Inseparables
Museo Nacional de la Ciencia y la Tecnología en La Coruña
15 junio, 2012 02:00Museo Nacional de la Ciencia y la Tecnología en La Coruña. Fotografía: Santos-Diez
La reciente apertura del Museo Nacional de la Ciencia y la Tecnología en La Coruña, de Acebo y Alonso, es una buena oportunidad para reflexionar sobre la variable naturaleza del letargo y lo tardío, la discutible administración de la arquitectura pública y el peso oculto del tiempo.
Victoria Acebo y Ángel Alonso ganaron en 2001, apenas rebasada la treintena, el concurso para la realización del Centro de las Artes de La Coruña, en la Bahía de Riazor. Su éxito se basó en aunar dos programas muy diferentes, un conservatorio de danza y un museo, mediante un concepto potente y sofisticado: dos edificios encajados en un único volumen "como siameses unidos por la espalda", en sus propias palabras. La solución llegó de la mano de unos prismas colosales que partían del cuerpo central para invadir el vacío de un contenedor cúbico de vidrio refringente. Mientras que el interior de las cajas estaba destinado a las salas del conservatorio, con vistas a la ciudad, fuera, en el negativo espacial de los cuerpos de hormigón y protegido por la envolvente, se daba forma a un oxímoron: un museo espectacular y ensimismado.

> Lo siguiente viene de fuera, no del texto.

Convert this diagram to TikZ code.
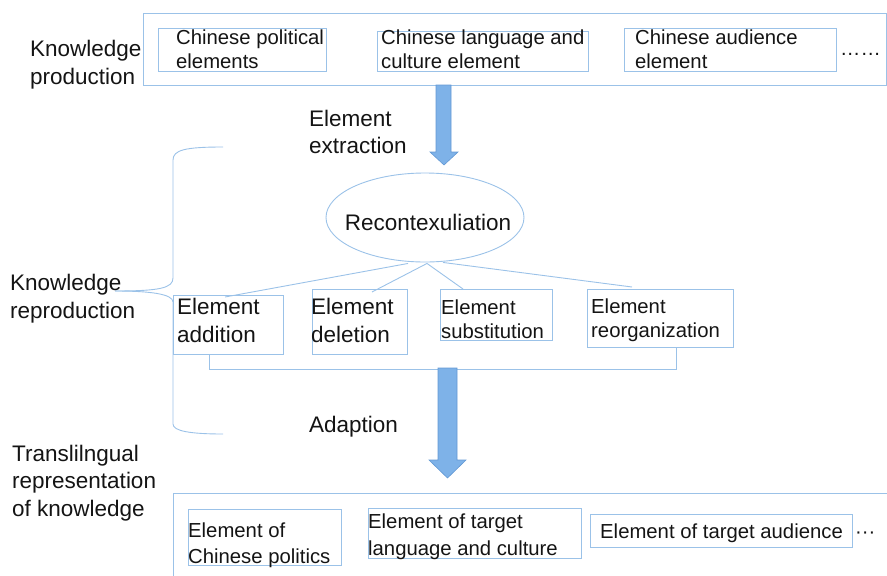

El proyecto establecía también maridajes arquitectónicos que lo dotaban de una merecida relevancia cultural. Por un lado, compartía intenciones espaciales (la idea de una superestructura que alojase otras en su interior) y rasgos formales (su envolvente opal y hexaédrica) con una propuesta mítica: el concurso de Rem Koolhaas para la Biblioteca de Francia (1989). En segundo orden, matizaba la retórica técnica del Movimiento Moderno mediante una construcción transparente y velada por la distorsión de su piel vítrea. Las artes diplomáticas de Acebo y Alonso consiguieron el equilibrio entre una arquitectura objetiva (de idea clara, formalización rotunda y sólidos platónicos) y la ambigüedad y sugerencia promovidas por los detractores del positivismo. Se aceptó el acuerdo con aplauso unánime y la propuesta se convirtió de inmediato en objeto de culto. ¿Qué podía fallar?
Han pasado once años. El pasado 4 de mayo se inauguró en este edificio el MUNCYT, la sede del Museo Nacional de la Ciencia y la Tecnología. Los avatares burocráticos han colocado hoy aviones y máquinas de vapor donde antes se imaginaron bailarinas. Como si hubieran sido invitados a la cena de El Ángel Exterminador, Acebo y Alonso quedaron retenidos en el espacio que ellos mismos habían creado, aguardando pacientes la señal de un poder ignoto. Frente a las voces que apuntan al arquitecto como culpable de los excesos pasados, no sería mala cosa percatarse de cuántas veces la necedad política ha secuestrado a la arquitectura para sus propios intereses.
El MUNCYT supone un rotundo acto de afirmación, al tiempo que la inversión de un ciclo natural; una larga travesía culminada con un final optimista que muestra a unos ciudadanos apoderándose al fin de su museo. Al igual que la idea original se aprovechaba del haz y el envés de las superficies para hacer convivir dos usos diferentes, la propia construcción une para siempre al edificio y su relato. La pregunta de si todo el periplo debería importarnos o si la arquitectura se ha beneficiado en algo es, en realidad, absurda. Porque la arquitectura tiene tiempos lentos, no siempre en sincronía con la realidad. Como un actor que se hubiera confundido de obra, su salida al escenario provoca una mezcla de estupor y dislocación, aunque el texto que declame sea mejor que el programa previsto. Conocemos bien el caso contrario; desde la Ciudad de la Cultura, en Santiago, a la Plaza de la Encarnación, en Sevilla, nuestra geografía está plagada de proyectos devorados por sus circunstancias que han devenido en edificios falaces. La diferencia es que aquí y pese a todo, el proceso se ha convertido en memoria, pero nunca en excusa.